**Goal**
Copy out all of the data exactly as it appears.

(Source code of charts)
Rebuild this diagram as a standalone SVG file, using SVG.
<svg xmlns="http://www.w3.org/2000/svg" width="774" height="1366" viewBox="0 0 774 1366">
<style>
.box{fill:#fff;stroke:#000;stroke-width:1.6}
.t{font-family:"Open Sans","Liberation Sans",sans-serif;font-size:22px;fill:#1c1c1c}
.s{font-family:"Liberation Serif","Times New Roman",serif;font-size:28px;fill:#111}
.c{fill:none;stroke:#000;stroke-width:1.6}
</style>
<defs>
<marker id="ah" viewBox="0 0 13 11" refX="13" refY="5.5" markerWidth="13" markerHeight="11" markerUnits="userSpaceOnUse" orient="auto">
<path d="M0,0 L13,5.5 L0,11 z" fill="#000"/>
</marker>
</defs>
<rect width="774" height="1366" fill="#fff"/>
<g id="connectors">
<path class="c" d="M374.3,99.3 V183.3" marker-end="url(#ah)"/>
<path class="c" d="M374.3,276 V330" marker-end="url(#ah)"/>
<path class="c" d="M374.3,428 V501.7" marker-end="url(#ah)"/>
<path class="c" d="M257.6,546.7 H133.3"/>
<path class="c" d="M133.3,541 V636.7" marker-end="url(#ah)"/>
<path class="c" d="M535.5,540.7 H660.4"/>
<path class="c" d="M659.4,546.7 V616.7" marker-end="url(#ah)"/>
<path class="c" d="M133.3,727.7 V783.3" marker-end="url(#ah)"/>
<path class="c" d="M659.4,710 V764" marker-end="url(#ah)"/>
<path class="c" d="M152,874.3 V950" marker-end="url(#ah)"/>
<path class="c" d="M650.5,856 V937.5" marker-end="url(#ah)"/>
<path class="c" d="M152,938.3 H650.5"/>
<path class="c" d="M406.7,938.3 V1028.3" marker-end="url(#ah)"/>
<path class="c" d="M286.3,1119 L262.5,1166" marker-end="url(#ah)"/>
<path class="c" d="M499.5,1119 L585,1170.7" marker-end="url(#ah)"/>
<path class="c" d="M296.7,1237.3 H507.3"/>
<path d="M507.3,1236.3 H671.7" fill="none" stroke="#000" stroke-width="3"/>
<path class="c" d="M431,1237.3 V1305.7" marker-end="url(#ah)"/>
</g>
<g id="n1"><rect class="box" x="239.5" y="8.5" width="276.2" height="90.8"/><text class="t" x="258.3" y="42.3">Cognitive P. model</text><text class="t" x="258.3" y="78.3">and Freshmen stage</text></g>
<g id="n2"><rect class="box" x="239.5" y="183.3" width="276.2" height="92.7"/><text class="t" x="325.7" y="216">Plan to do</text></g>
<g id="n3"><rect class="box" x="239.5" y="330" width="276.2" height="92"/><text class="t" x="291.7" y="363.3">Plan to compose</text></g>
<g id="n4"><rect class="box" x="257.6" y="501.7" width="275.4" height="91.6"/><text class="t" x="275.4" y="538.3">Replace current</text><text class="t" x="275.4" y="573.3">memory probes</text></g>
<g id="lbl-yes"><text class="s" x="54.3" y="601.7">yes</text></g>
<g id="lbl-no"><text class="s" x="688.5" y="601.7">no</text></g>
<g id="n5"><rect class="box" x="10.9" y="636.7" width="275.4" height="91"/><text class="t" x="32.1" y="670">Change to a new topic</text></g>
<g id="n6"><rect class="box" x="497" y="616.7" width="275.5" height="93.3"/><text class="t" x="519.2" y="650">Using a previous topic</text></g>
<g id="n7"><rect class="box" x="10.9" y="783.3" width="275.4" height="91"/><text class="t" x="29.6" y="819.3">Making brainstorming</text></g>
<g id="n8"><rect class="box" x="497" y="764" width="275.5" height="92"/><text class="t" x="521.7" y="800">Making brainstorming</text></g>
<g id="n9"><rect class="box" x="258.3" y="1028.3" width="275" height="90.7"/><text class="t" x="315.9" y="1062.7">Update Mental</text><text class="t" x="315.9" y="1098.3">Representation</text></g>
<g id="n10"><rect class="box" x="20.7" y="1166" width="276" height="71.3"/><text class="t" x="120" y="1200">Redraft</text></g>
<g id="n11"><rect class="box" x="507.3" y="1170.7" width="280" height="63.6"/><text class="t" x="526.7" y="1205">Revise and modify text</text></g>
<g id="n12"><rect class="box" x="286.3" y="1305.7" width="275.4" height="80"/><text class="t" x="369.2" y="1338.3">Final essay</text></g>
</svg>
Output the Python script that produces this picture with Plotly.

**Answer to the task**
Rebuild this diagram as a standalone SVG file, using SVG.
<svg xmlns="http://www.w3.org/2000/svg" width="774" height="1366" viewBox="0 0 774 1366">
<style>
.box{fill:#fff;stroke:#000;stroke-width:1.6}
.t{font-family:"Open Sans","Liberation Sans",sans-serif;font-size:22px;fill:#1c1c1c}
.s{font-family:"Liberation Serif","Times New Roman",serif;font-size:28px;fill:#111}
.c{fill:none;stroke:#000;stroke-width:1.6}
</style>
<defs>
<marker id="ah" viewBox="0 0 13 11" refX="13" refY="5.5" markerWidth="13" markerHeight="11" markerUnits="userSpaceOnUse" orient="auto">
<path d="M0,0 L13,5.5 L0,11 z" fill="#000"/>
</marker>
</defs>
<rect width="774" height="1366" fill="#fff"/>
<g id="connectors">
<path class="c" d="M374.3,99.3 V183.3" marker-end="url(#ah)"/>
<path class="c" d="M374.3,276 V330" marker-end="url(#ah)"/>
<path class="c" d="M374.3,428 V501.7" marker-end="url(#ah)"/>
<path class="c" d="M257.6,546.7 H133.3"/>
<path class="c" d="M133.3,541 V636.7" marker-end="url(#ah)"/>
<path class="c" d="M535.5,540.7 H660.4"/>
<path class="c" d="M659.4,546.7 V616.7" marker-end="url(#ah)"/>
<path class="c" d="M133.3,727.7 V783.3" marker-end="url(#ah)"/>
<path class="c" d="M659.4,710 V764" marker-end="url(#ah)"/>
<path class="c" d="M152,874.3 V950" marker-end="url(#ah)"/>
<path class="c" d="M650.5,856 V937.5" marker-end="url(#ah)"/>
<path class="c" d="M152,938.3 H650.5"/>
<path class="c" d="M406.7,938.3 V1028.3" marker-end="url(#ah)"/>
<path class="c" d="M286.3,1119 L262.5,1166" marker-end="url(#ah)"/>
<path class="c" d="M499.5,1119 L585,1170.7" marker-end="url(#ah)"/>
<path class="c" d="M296.7,1237.3 H507.3"/>
<path d="M507.3,1236.3 H671.7" fill="none" stroke="#000" stroke-width="3"/>
<path class="c" d="M431,1237.3 V1305.7" marker-end="url(#ah)"/>
</g>
<g id="n1"><rect class="box" x="239.5" y="8.5" width="276.2" height="90.8"/><text class="t" x="258.3" y="42.3">Cognitive P. model</text><text class="t" x="258.3" y="78.3">and Freshmen stage</text></g>
<g id="n2"><rect class="box" x="239.5" y="183.3" width="276.2" height="92.7"/><text class="t" x="325.7" y="216">Plan to do</text></g>
<g id="n3"><rect class="box" x="239.5" y="330" width="276.2" height="92"/><text class="t" x="291.7" y="363.3">Plan to compose</text></g>
<g id="n4"><rect class="box" x="257.6" y="501.7" width="275.4" height="91.6"/><text class="t" x="275.4" y="538.3">Replace current</text><text class="t" x="275.4" y="573.3">memory probes</text></g>
<g id="lbl-yes"><text class="s" x="54.3" y="601.7">yes</text></g>
<g id="lbl-no"><text class="s" x="688.5" y="601.7">no</text></g>
<g id="n5"><rect class="box" x="10.9" y="636.7" width="275.4" height="91"/><text class="t" x="32.1" y="670">Change to a new topic</text></g>
<g id="n6"><rect class="box" x="497" y="616.7" width="275.5" height="93.3"/><text class="t" x="519.2" y="650">Using a previous topic</text></g>
<g id="n7"><rect class="box" x="10.9" y="783.3" width="275.4" height="91"/><text class="t" x="29.6" y="819.3">Making brainstorming</text></g>
<g id="n8"><rect class="box" x="497" y="764" width="275.5" height="92"/><text class="t" x="521.7" y="800">Making brainstorming</text></g>
<g id="n9"><rect class="box" x="258.3" y="1028.3" width="275" height="90.7"/><text class="t" x="315.9" y="1062.7">Update Mental</text><text class="t" x="315.9" y="1098.3">Representation</text></g>
<g id="n10"><rect class="box" x="20.7" y="1166" width="276" height="71.3"/><text class="t" x="120" y="1200">Redraft</text></g>
<g id="n11"><rect class="box" x="507.3" y="1170.7" width="280" height="63.6"/><text class="t" x="526.7" y="1205">Revise and modify text</text></g>
<g id="n12"><rect class="box" x="286.3" y="1305.7" width="275.4" height="80"/><text class="t" x="369.2" y="1338.3">Final essay</text></g>
</svg>
Output the Python script that produces this picture with Plotly.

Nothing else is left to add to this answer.